A top-secret D-Day map, a plaque that had been attached to Hitler’s private yacht, a piece of the first German plane brought down on British soil, wartime memoirs, precious items carried in sacks across Europe by families fleeing Nazi persecution, and harrowing letters written to loved ones from inside Nazi concentration camps.
These are some of the more than 25,000 items that make up a ground-breaking new online digital archive that brings to light thousands of items and stories from the Second World War, artefacts previously hidden away for decades in private collections and residences throughout the UK.
The ‘The Finest Hour’ digital archive project has over several months collected over 25,000 artefacts and the stories associated with them, all of which are free to view, share and reuse, via the project’s website, theirfinesthour.org, on June 6 to coincide with the 80th anniversary of D-Day.
Postcard written by Lucy Smetana's mother in Paris, written around the time the war broke out, September 3, 1939
The project, funded by the National Lottery Heritage Fund, is based out of the Faculty of English at Oxford University. Hundreds of volunteers worked to organise over 70 free events in 2023 and early 2024 called “Digital collection days”, enabling some 2,000 members of the public to attend and submit their war-related stories and mementos to have them recorded and digitised.
Digital collection days took place in libraries, schools, colleges, museums, churches, mosques and synagogues across the entirety of the UK. Those who could not attend digital collection days in person were able to submit stories and photos via the project’s website.
Among the many items accessible to the public for the first time is a Honour Cross medal, sometimes known as the Hindenburg Cross, which was awarded to a Jewish German man who fought heroically for Germany in the First World War but who, despite a decorated military career and a thriving shop in downtown Berlin, was forced to flee Germany following Kristallnacht.
Other noteworthy items include a necktie that belonged to Chiang Kai-Shek, a photograph of Winston Churchill visiting troops in the desert, a photograph of Field Marshal Rommel in Derna off the North African coast, a lighter made out of a rifle cartridge.
The project’s director, Dr Stuart Lee, said: “Very few families in Britain and across the Commonwealth were untouched by the war. We knew from previous projects that people have so many wonderful objects, photos, and anecdotes which have been passed down from family members and which are at risk of getting lost or being forgotten. We’re delighted that we have been able to preserve so many of these stories and objects and make them available to the public through our archive of memories.”

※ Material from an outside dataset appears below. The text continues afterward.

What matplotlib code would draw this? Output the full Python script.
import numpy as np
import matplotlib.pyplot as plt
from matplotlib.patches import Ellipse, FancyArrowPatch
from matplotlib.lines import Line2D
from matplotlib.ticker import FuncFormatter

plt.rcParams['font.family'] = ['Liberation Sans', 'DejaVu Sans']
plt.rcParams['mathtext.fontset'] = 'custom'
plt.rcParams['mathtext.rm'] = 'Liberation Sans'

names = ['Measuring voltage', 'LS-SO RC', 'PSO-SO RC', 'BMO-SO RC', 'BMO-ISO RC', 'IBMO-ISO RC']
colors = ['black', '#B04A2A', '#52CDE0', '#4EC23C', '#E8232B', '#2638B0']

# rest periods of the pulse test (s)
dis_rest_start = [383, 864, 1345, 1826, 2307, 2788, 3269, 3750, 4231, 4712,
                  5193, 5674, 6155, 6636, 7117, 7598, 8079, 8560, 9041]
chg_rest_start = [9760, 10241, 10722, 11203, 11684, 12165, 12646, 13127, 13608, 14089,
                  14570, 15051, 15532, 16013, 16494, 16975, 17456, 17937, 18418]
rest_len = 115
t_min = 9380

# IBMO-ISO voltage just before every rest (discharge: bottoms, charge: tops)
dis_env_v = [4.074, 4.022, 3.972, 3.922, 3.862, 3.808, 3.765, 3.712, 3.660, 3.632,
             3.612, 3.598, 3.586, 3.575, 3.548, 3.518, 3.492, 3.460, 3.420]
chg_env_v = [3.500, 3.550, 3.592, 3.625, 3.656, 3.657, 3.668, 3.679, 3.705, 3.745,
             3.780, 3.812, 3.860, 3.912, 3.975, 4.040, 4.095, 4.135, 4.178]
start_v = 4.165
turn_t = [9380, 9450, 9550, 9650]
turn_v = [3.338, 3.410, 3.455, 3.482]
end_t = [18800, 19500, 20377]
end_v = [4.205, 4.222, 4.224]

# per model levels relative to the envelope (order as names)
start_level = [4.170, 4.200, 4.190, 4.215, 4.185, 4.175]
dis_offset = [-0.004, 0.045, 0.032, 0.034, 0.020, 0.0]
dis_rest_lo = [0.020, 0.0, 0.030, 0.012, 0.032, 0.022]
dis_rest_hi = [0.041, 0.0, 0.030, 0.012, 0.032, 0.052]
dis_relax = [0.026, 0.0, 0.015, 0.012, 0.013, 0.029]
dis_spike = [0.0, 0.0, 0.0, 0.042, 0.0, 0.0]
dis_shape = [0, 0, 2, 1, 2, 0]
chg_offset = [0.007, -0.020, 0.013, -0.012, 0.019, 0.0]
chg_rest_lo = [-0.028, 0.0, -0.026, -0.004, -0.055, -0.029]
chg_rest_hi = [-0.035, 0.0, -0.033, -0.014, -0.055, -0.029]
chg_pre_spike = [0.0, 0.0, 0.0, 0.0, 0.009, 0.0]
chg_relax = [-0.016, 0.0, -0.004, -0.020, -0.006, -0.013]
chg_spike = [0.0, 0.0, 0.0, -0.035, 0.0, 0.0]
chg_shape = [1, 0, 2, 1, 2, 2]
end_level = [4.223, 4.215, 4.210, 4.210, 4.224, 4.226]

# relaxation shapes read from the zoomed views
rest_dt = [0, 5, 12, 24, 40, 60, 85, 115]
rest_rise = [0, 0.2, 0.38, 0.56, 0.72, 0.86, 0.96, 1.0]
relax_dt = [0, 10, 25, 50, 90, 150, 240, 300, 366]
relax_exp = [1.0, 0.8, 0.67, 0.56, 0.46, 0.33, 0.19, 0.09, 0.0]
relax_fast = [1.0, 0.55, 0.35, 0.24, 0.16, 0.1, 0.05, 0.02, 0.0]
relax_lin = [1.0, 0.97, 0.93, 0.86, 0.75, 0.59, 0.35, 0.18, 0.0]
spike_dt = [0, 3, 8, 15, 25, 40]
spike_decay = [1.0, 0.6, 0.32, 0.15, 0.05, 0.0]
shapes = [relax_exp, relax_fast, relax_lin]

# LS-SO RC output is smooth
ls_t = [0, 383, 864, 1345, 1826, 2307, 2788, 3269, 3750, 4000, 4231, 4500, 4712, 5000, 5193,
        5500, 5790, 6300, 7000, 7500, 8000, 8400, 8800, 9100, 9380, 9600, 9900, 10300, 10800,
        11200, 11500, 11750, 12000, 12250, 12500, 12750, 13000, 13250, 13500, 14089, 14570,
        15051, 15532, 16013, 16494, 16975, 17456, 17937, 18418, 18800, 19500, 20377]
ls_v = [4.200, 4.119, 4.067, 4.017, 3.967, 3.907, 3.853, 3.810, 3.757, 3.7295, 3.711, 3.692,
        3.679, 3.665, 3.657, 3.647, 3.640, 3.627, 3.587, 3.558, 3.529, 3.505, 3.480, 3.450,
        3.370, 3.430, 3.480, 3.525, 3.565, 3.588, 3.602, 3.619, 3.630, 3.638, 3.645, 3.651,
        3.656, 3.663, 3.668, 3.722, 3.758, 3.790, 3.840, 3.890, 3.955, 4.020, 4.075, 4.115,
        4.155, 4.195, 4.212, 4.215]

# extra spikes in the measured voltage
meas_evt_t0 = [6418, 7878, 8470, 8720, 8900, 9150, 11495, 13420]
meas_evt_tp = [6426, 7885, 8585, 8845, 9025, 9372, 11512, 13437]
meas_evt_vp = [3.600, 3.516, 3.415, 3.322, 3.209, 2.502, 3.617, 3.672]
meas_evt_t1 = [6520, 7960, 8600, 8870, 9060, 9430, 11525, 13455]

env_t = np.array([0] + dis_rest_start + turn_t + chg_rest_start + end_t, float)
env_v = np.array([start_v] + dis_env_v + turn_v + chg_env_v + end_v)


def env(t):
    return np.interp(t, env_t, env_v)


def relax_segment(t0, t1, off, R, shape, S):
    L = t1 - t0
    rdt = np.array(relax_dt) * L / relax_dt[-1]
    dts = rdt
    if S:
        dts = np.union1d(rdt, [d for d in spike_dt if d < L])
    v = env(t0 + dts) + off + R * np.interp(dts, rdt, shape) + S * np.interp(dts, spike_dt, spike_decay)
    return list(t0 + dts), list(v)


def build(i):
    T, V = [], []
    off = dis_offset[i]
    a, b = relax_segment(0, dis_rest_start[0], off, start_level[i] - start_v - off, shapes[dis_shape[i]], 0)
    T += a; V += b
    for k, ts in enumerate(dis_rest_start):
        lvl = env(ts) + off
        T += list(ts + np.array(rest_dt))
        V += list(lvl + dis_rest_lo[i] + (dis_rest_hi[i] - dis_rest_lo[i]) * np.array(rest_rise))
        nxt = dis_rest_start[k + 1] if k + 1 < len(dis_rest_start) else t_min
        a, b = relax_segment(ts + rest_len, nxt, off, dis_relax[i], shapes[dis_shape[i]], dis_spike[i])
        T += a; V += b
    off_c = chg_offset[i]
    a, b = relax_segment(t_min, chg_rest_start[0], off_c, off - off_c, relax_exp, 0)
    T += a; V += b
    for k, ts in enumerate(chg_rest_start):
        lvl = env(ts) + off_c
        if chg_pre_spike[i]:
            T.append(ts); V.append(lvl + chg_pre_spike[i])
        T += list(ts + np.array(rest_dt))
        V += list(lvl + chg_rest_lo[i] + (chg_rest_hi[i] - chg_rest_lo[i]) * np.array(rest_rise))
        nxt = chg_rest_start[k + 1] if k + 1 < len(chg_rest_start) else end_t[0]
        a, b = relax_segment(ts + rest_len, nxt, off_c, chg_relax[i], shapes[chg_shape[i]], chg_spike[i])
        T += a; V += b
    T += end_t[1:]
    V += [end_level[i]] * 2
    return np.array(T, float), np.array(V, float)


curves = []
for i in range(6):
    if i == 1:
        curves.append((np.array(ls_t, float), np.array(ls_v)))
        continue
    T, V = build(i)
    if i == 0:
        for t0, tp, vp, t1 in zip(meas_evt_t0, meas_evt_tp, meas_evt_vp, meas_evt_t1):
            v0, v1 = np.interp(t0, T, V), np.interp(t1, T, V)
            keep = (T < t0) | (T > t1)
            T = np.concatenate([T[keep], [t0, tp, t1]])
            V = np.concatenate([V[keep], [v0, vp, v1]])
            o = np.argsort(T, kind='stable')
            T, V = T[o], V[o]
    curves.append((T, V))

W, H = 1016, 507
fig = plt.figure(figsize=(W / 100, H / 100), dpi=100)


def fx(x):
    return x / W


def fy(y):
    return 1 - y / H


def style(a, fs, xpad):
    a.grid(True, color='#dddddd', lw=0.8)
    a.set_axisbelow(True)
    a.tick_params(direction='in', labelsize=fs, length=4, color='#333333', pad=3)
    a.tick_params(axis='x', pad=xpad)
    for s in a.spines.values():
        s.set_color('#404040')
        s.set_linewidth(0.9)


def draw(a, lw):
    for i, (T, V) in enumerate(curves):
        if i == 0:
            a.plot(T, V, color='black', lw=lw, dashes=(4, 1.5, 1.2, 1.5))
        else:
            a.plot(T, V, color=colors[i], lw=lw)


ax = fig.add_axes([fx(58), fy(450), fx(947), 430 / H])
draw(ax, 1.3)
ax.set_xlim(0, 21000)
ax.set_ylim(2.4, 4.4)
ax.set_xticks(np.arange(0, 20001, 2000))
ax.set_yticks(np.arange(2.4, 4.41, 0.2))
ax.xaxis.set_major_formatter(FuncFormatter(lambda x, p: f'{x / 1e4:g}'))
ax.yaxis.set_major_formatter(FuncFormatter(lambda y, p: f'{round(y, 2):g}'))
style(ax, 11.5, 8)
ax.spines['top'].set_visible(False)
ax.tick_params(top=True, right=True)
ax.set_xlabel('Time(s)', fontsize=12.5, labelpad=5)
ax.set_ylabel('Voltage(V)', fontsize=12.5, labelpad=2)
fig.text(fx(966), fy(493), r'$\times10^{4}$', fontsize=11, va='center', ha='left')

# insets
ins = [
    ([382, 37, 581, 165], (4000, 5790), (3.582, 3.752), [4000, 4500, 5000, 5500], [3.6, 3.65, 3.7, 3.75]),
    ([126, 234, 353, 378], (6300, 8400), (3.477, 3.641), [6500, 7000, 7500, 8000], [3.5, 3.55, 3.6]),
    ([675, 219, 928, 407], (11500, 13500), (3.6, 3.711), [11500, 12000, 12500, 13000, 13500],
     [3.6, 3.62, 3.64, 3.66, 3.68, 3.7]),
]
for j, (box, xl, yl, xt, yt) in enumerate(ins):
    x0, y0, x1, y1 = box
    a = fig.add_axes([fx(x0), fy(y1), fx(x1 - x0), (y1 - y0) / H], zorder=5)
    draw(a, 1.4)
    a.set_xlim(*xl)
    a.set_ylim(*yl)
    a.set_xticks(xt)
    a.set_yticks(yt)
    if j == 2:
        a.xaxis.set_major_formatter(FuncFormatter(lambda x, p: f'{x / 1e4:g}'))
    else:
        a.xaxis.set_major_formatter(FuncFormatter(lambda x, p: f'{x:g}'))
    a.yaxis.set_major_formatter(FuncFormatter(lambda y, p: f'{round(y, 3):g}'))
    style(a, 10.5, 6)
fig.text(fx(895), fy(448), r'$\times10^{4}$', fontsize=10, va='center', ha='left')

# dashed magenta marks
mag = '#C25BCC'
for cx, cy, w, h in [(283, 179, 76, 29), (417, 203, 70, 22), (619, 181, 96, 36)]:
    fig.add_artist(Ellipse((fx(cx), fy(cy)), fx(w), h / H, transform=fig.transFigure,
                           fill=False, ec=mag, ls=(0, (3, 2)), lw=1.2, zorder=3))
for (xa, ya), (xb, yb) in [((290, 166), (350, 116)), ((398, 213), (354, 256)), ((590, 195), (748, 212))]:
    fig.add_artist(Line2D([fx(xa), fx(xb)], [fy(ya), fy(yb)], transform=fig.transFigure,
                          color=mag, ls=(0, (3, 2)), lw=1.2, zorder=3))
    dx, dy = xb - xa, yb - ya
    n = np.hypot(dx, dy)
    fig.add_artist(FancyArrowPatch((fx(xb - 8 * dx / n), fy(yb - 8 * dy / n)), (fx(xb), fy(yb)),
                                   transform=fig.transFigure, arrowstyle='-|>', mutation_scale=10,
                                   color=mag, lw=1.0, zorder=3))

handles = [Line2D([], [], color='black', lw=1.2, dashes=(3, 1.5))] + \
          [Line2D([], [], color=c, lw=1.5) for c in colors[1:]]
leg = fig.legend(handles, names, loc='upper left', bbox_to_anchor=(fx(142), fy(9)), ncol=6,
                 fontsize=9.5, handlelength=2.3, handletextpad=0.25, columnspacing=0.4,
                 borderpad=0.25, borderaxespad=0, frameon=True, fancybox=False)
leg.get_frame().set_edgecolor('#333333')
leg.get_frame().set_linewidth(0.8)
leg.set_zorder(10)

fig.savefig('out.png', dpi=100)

Letters written from inside Nazi concentration camps have been digitised too. One is written by Zofia Wasiak from Auschwitz when she was 21 or 22 years of age. She wrote a total of four letters from the camp, all in German instead of her native Polish, and all describing Auschwitz in a positive light, because all letters were written under duress and screened and approved by camp guards and German soldiers.
Other items to have been digitised include correspondence and postcards between two lovers who, deemed by the UK government as “enemy aliens”, were interned separately in different camps on the Isle of Man for a year.
Dr Matthew Kidd, the project’s manager, said thanks to the efforts of thousands of dedicated volunteers and contributors they have been able to create “a people’s archive of the Second World War that showcases both the extraordinary and everyday objects passed on by those who lived through the war.”